Give a verbatim copy of the lines below, minus the pictures.
════════════════════
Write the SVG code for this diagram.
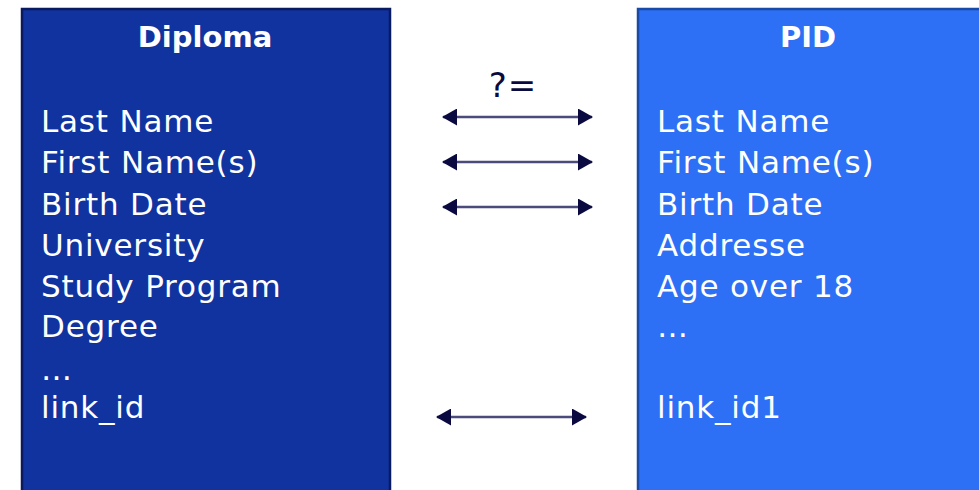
<svg xmlns="http://www.w3.org/2000/svg" width="979" height="490" viewBox="0 0 979 490">
<style>
.title{font-family:"DejaVu Sans",Verdana,sans-serif;font-weight:bold;font-size:29px;fill:#ffffff;text-anchor:middle}
.item{font-family:"DejaVu Sans",Verdana,sans-serif;font-size:31px;letter-spacing:0.8px;fill:#ffffff}
.conn{stroke:#4a4a7c;stroke-width:2.5;fill:none;marker-start:url(#ah);marker-end:url(#ah)}
.lbl{font-family:"DejaVu Sans",Verdana,sans-serif;font-size:34px;letter-spacing:1px;fill:#0a0a40;text-anchor:middle}
</style>
<defs>
<marker id="ah" viewBox="0 0 15 17" refX="14" refY="8.5" markerWidth="15" markerHeight="17" markerUnits="userSpaceOnUse" orient="auto-start-reverse">
<path d="M0,0 L15,8.5 L0,17 Z" fill="#0a0a40"/>
</marker>
</defs>
<rect width="979" height="490" fill="#ffffff"/>
<g id="diploma">
<rect x="22" y="9" width="368" height="490" fill="#1033a0" stroke="#0a1a5e" stroke-width="2.5"/>
<text class="title" x="205" y="47">Diploma</text>
<text class="item" x="41" y="132">Last Name</text>
<text class="item" x="41" y="173">First Name(s)</text>
<text class="item" x="41" y="215">Birth Date</text>
<text class="item" x="41" y="256">University</text>
<text class="item" x="41" y="297">Study Program</text>
<text class="item" x="41" y="337">Degree</text>
<text class="item" x="41" y="380">…</text>
<text class="item" x="41" y="418">link_id</text>
</g>
<g id="pid">
<rect x="638" y="9" width="360" height="490" fill="#2d6ff5" stroke="#1a4aa8" stroke-width="2.5"/>
<text class="title" x="808" y="47">PID</text>
<text class="item" x="657" y="132">Last Name</text>
<text class="item" x="657" y="173">First Name(s)</text>
<text class="item" x="657" y="215">Birth Date</text>
<text class="item" x="657" y="256">Addresse</text>
<text class="item" x="657" y="297">Age over 18</text>
<text class="item" x="657" y="337">…</text>
<text class="item" x="657" y="418">link_id1</text>
</g>
<g id="connectors">
<text class="lbl" x="513" y="97">?=</text>
<line class="conn" x1="443" y1="117" x2="592" y2="117"/>
<line class="conn" x1="443" y1="162" x2="592" y2="162"/>
<line class="conn" x1="443" y1="207" x2="592" y2="207"/>
<line class="conn" x1="437" y1="417" x2="586" y2="417"/>
</g>
</svg>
════════════════════
REPLY TO THE EXERCISE
Write the SVG code for this diagram.
<svg xmlns="http://www.w3.org/2000/svg" width="979" height="490" viewBox="0 0 979 490">
<style>
.title{font-family:"DejaVu Sans",Verdana,sans-serif;font-weight:bold;font-size:29px;fill:#ffffff;text-anchor:middle}
.item{font-family:"DejaVu Sans",Verdana,sans-serif;font-size:31px;letter-spacing:0.8px;fill:#ffffff}
.conn{stroke:#4a4a7c;stroke-width:2.5;fill:none;marker-start:url(#ah);marker-end:url(#ah)}
.lbl{font-family:"DejaVu Sans",Verdana,sans-serif;font-size:34px;letter-spacing:1px;fill:#0a0a40;text-anchor:middle}
</style>
<defs>
<marker id="ah" viewBox="0 0 15 17" refX="14" refY="8.5" markerWidth="15" markerHeight="17" markerUnits="userSpaceOnUse" orient="auto-start-reverse">
<path d="M0,0 L15,8.5 L0,17 Z" fill="#0a0a40"/>
</marker>
</defs>
<rect width="979" height="490" fill="#ffffff"/>
<g id="diploma">
<rect x="22" y="9" width="368" height="490" fill="#1033a0" stroke="#0a1a5e" stroke-width="2.5"/>
<text class="title" x="205" y="47">Diploma</text>
<text class="item" x="41" y="132">Last Name</text>
<text class="item" x="41" y="173">First Name(s)</text>
<text class="item" x="41" y="215">Birth Date</text>
<text class="item" x="41" y="256">University</text>
<text class="item" x="41" y="297">Study Program</text>
<text class="item" x="41" y="337">Degree</text>
<text class="item" x="41" y="380">…</text>
<text class="item" x="41" y="418">link_id</text>
</g>
<g id="pid">
<rect x="638" y="9" width="360" height="490" fill="#2d6ff5" stroke="#1a4aa8" stroke-width="2.5"/>
<text class="title" x="808" y="47">PID</text>
<text class="item" x="657" y="132">Last Name</text>
<text class="item" x="657" y="173">First Name(s)</text>
<text class="item" x="657" y="215">Birth Date</text>
<text class="item" x="657" y="256">Addresse</text>
<text class="item" x="657" y="297">Age over 18</text>
<text class="item" x="657" y="337">…</text>
<text class="item" x="657" y="418">link_id1</text>
</g>
<g id="connectors">
<text class="lbl" x="513" y="97">?=</text>
<line class="conn" x1="443" y1="117" x2="592" y2="117"/>
<line class="conn" x1="443" y1="162" x2="592" y2="162"/>
<line class="conn" x1="443" y1="207" x2="592" y2="207"/>
<line class="conn" x1="437" y1="417" x2="586" y2="417"/>
</g>
</svg>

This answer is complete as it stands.